::: Given material :::

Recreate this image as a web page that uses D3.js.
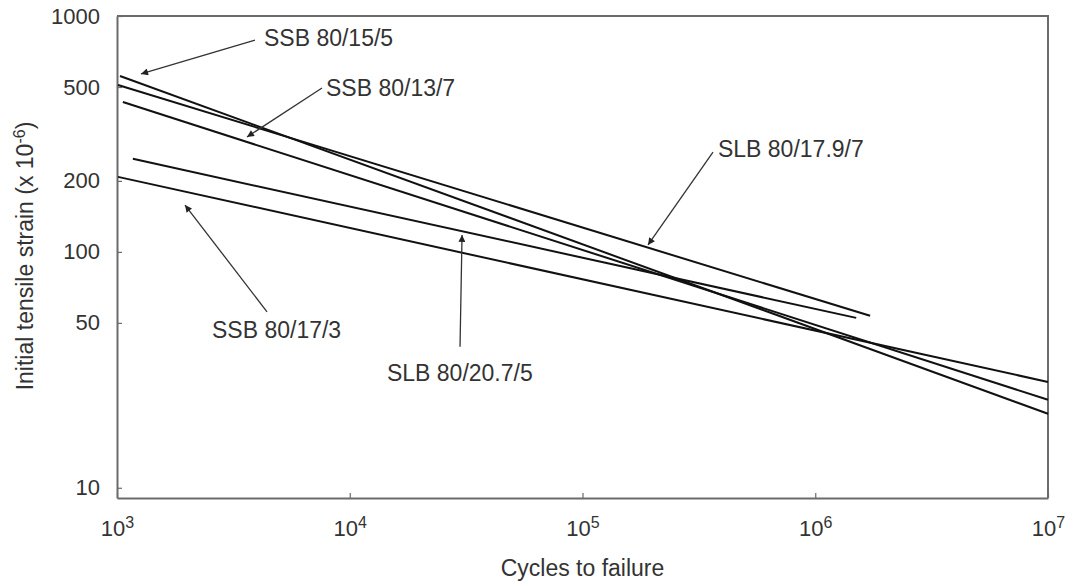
<!DOCTYPE html>
<html>
<head>
<meta charset="utf-8">
<script src="https://cdn.jsdelivr.net/npm/d3@7/dist/d3.min.js"></script>
<style>
  html, body { margin: 0; padding: 0; background: #fff; }
  svg { display: block; font-family: "Liberation Sans", Arial, sans-serif; }
</style>
</head>
<body>
<svg id="chart" width="1081" height="586"></svg>
<script>
// Fatigue lines: initial tensile strain vs. cycles to failure (log-log)
const seriesNames = ["SSB 80/15/5", "SSB 80/13/7", "SSB 80/17/3", "SLB 80/17.9/7", "SLB 80/20.7/5"];
const startCycles = [1030, 1060, 1010, 1010, 1170];
const startStrain = [557, 432, 208, 510, 248];
const endCycles   = [1e7, 1e7, 1e7, 1.72e6, 1.5e6];
const endStrain   = [20.6, 23.6, 28.1, 53.6, 52.5];

// Callouts (in data units): label start, arrow tail, arrow tip
const labelCycles = [4281, 7907, 2560, 382000, 14450];
const labelStrain = [746, 458, 43.2, 253, 28.4];
const tailCycles  = [3916, 7600, 4411, 363700, 29770];
const tailStrain  = [791, 495, 55.7, 265, 39.6];
const tipCycles   = [1268, 3618, 1960, 191200, 30370];
const tipStrain   = [568, 307, 158, 107, 118];

const xTickExps = [3, 4, 5, 6, 7];
const yTickValues = [1000, 500, 200, 100, 50, 10];

const svg = d3.select("#chart");
const plot = { left: 117, right: 1048, top: 16, bottom: 498 };

const x = d3.scaleLog().domain([1e3, 1e7]).range([plot.left, plot.right]);
const y = d3.scaleLog().domain([9.05, 1000]).range([plot.bottom, plot.top]);

const axisColor = "#6b6b6b";
const textColor = "#333";
const fontFamily = "'Liberation Sans', Arial, sans-serif";

// Frame (top and right edges)
svg.append("path")
  .attr("d", `M${plot.left},${plot.top}H${plot.right}V${plot.bottom}`)
  .attr("fill", "none")
  .attr("stroke", axisColor)
  .attr("stroke-width", 2);

// X axis
const xAxis = svg.append("g")
  .attr("transform", `translate(0,${plot.bottom})`)
  .call(d3.axisBottom(x)
    .tickValues(xTickExps.map(e => Math.pow(10, e)))
    .tickSizeInner(-5)
    .tickSizeOuter(0)
    .tickPadding(14));
xAxis.select(".domain").attr("stroke", axisColor).attr("stroke-width", 2);
xAxis.selectAll(".tick line").attr("stroke", axisColor).attr("stroke-width", 1.2);
xAxis.selectAll(".tick text").each(function(d) {
  const t = d3.select(this).text(null)
    .attr("fill", textColor)
    .attr("font-size", 22)
    .attr("font-family", fontFamily)
    .attr("dy", "1.1em");
  t.append("tspan").text("10");
  t.append("tspan").text(Math.round(Math.log10(d)))
    .attr("font-size", 16)
    .attr("dy", "-0.5em");
});

// Y axis
const yAxis = svg.append("g")
  .attr("transform", `translate(${plot.left},0)`)
  .call(d3.axisLeft(y)
    .tickValues(yTickValues)
    .tickFormat(d3.format("d"))
    .tickSizeInner(-5)
    .tickSizeOuter(0)
    .tickPadding(17));
yAxis.select(".domain").attr("stroke", axisColor).attr("stroke-width", 2);
yAxis.selectAll(".tick line").attr("stroke", axisColor).attr("stroke-width", 1.2);
yAxis.selectAll(".tick text")
  .attr("fill", textColor)
  .attr("font-size", 22)
  .attr("font-family", fontFamily);

// Axis titles
svg.append("text")
  .attr("x", (plot.left + plot.right) / 2)
  .attr("y", 576)
  .attr("text-anchor", "middle")
  .attr("font-size", 23)
  .attr("fill", textColor)
  .text("Cycles to failure");

const yTitle = svg.append("text")
  .attr("transform", `translate(33,256) rotate(-90)`)
  .attr("text-anchor", "middle")
  .attr("font-size", 23)
  .attr("fill", textColor);
yTitle.append("tspan").text("Initial tensile strain (x 10");
yTitle.append("tspan").text("-6").attr("font-size", 16).attr("dy", "-0.5em");
yTitle.append("tspan").text(")").attr("dy", "0.35em");

// Fatigue lines
const lines = seriesNames.map((name, i) => ({
  name,
  pts: [[startCycles[i], startStrain[i]], [endCycles[i], endStrain[i]]]
}));
const lineGen = d3.line().x(d => x(d[0])).y(d => y(d[1]));
svg.append("g")
  .selectAll("path")
  .data(lines)
  .join("path")
  .attr("d", d => lineGen(d.pts))
  .attr("fill", "none")
  .attr("stroke", "#111")
  .attr("stroke-width", 2);

// Arrowhead marker
svg.append("defs").append("marker")
  .attr("id", "arrow")
  .attr("viewBox", "0 0 10 10")
  .attr("refX", 10)
  .attr("refY", 5)
  .attr("markerWidth", 9)
  .attr("markerHeight", 7)
  .attr("markerUnits", "userSpaceOnUse")
  .attr("orient", "auto")
  .append("path")
  .attr("d", "M0,0L10,5L0,10z")
  .attr("fill", "#222");

// Callout arrows and labels
const callouts = seriesNames.map((name, i) => ({
  name,
  label: [labelCycles[i], labelStrain[i]],
  tail: [tailCycles[i], tailStrain[i]],
  tip: [tipCycles[i], tipStrain[i]]
}));
const cg = svg.append("g");
cg.selectAll("line")
  .data(callouts)
  .join("line")
  .attr("x1", d => x(d.tail[0]))
  .attr("y1", d => y(d.tail[1]))
  .attr("x2", d => x(d.tip[0]))
  .attr("y2", d => y(d.tip[1]))
  .attr("stroke", "#333")
  .attr("stroke-width", 1.3)
  .attr("marker-end", "url(#arrow)");
cg.selectAll("text")
  .data(callouts)
  .join("text")
  .attr("x", d => x(d.label[0]))
  .attr("y", d => y(d.label[1]))
  .attr("font-size", 23)
  .attr("fill", textColor)
  .text(d => d.name);
</script>
</body>
</html>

:::

• Exercise objective
Output an exact copy of the material, with the pictures removed.

• Exercise response
Recreate this image as a web page that uses D3.js.
<!DOCTYPE html>
<html>
<head>
<meta charset="utf-8">
<script src="https://cdn.jsdelivr.net/npm/d3@7/dist/d3.min.js"></script>
<style>
  html, body { margin: 0; padding: 0; background: #fff; }
  svg { display: block; font-family: "Liberation Sans", Arial, sans-serif; }
</style>
</head>
<body>
<svg id="chart" width="1081" height="586"></svg>
<script>
// Fatigue lines: initial tensile strain vs. cycles to failure (log-log)
const seriesNames = ["SSB 80/15/5", "SSB 80/13/7", "SSB 80/17/3", "SLB 80/17.9/7", "SLB 80/20.7/5"];
const startCycles = [1030, 1060, 1010, 1010, 1170];
const startStrain = [557, 432, 208, 510, 248];
const endCycles   = [1e7, 1e7, 1e7, 1.72e6, 1.5e6];
const endStrain   = [20.6, 23.6, 28.1, 53.6, 52.5];

// Callouts (in data units): label start, arrow tail, arrow tip
const labelCycles = [4281, 7907, 2560, 382000, 14450];
const labelStrain = [746, 458, 43.2, 253, 28.4];
const tailCycles  = [3916, 7600, 4411, 363700, 29770];
const tailStrain  = [791, 495, 55.7, 265, 39.6];
const tipCycles   = [1268, 3618, 1960, 191200, 30370];
const tipStrain   = [568, 307, 158, 107, 118];

const xTickExps = [3, 4, 5, 6, 7];
const yTickValues = [1000, 500, 200, 100, 50, 10];

const svg = d3.select("#chart");
const plot = { left: 117, right: 1048, top: 16, bottom: 498 };

const x = d3.scaleLog().domain([1e3, 1e7]).range([plot.left, plot.right]);
const y = d3.scaleLog().domain([9.05, 1000]).range([plot.bottom, plot.top]);

const axisColor = "#6b6b6b";
const textColor = "#333";
const fontFamily = "'Liberation Sans', Arial, sans-serif";

// Frame (top and right edges)
svg.append("path")
  .attr("d", `M${plot.left},${plot.top}H${plot.right}V${plot.bottom}`)
  .attr("fill", "none")
  .attr("stroke", axisColor)
  .attr("stroke-width", 2);

// X axis
const xAxis = svg.append("g")
  .attr("transform", `translate(0,${plot.bottom})`)
  .call(d3.axisBottom(x)
    .tickValues(xTickExps.map(e => Math.pow(10, e)))
    .tickSizeInner(-5)
    .tickSizeOuter(0)
    .tickPadding(14));
xAxis.select(".domain").attr("stroke", axisColor).attr("stroke-width", 2);
xAxis.selectAll(".tick line").attr("stroke", axisColor).attr("stroke-width", 1.2);
xAxis.selectAll(".tick text").each(function(d) {
  const t = d3.select(this).text(null)
    .attr("fill", textColor)
    .attr("font-size", 22)
    .attr("font-family", fontFamily)
    .attr("dy", "1.1em");
  t.append("tspan").text("10");
  t.append("tspan").text(Math.round(Math.log10(d)))
    .attr("font-size", 16)
    .attr("dy", "-0.5em");
});

// Y axis
const yAxis = svg.append("g")
  .attr("transform", `translate(${plot.left},0)`)
  .call(d3.axisLeft(y)
    .tickValues(yTickValues)
    .tickFormat(d3.format("d"))
    .tickSizeInner(-5)
    .tickSizeOuter(0)
    .tickPadding(17));
yAxis.select(".domain").attr("stroke", axisColor).attr("stroke-width", 2);
yAxis.selectAll(".tick line").attr("stroke", axisColor).attr("stroke-width", 1.2);
yAxis.selectAll(".tick text")
  .attr("fill", textColor)
  .attr("font-size", 22)
  .attr("font-family", fontFamily);

// Axis titles
svg.append("text")
  .attr("x", (plot.left + plot.right) / 2)
  .attr("y", 576)
  .attr("text-anchor", "middle")
  .attr("font-size", 23)
  .attr("fill", textColor)
  .text("Cycles to failure");

const yTitle = svg.append("text")
  .attr("transform", `translate(33,256) rotate(-90)`)
  .attr("text-anchor", "middle")
  .attr("font-size", 23)
  .attr("fill", textColor);
yTitle.append("tspan").text("Initial tensile strain (x 10");
yTitle.append("tspan").text("-6").attr("font-size", 16).attr("dy", "-0.5em");
yTitle.append("tspan").text(")").attr("dy", "0.35em");

// Fatigue lines
const lines = seriesNames.map((name, i) => ({
  name,
  pts: [[startCycles[i], startStrain[i]], [endCycles[i], endStrain[i]]]
}));
const lineGen = d3.line().x(d => x(d[0])).y(d => y(d[1]));
svg.append("g")
  .selectAll("path")
  .data(lines)
  .join("path")
  .attr("d", d => lineGen(d.pts))
  .attr("fill", "none")
  .attr("stroke", "#111")
  .attr("stroke-width", 2);

// Arrowhead marker
svg.append("defs").append("marker")
  .attr("id", "arrow")
  .attr("viewBox", "0 0 10 10")
  .attr("refX", 10)
  .attr("refY", 5)
  .attr("markerWidth", 9)
  .attr("markerHeight", 7)
  .attr("markerUnits", "userSpaceOnUse")
  .attr("orient", "auto")
  .append("path")
  .attr("d", "M0,0L10,5L0,10z")
  .attr("fill", "#222");

// Callout arrows and labels
const callouts = seriesNames.map((name, i) => ({
  name,
  label: [labelCycles[i], labelStrain[i]],
  tail: [tailCycles[i], tailStrain[i]],
  tip: [tipCycles[i], tipStrain[i]]
}));
const cg = svg.append("g");
cg.selectAll("line")
  .data(callouts)
  .join("line")
  .attr("x1", d => x(d.tail[0]))
  .attr("y1", d => y(d.tail[1]))
  .attr("x2", d => x(d.tip[0]))
  .attr("y2", d => y(d.tip[1]))
  .attr("stroke", "#333")
  .attr("stroke-width", 1.3)
  .attr("marker-end", "url(#arrow)");
cg.selectAll("text")
  .data(callouts)
  .join("text")
  .attr("x", d => x(d.label[0]))
  .attr("y", d => y(d.label[1]))
  .attr("font-size", 23)
  .attr("fill", textColor)
  .text(d => d.name);
</script>
</body>
</html>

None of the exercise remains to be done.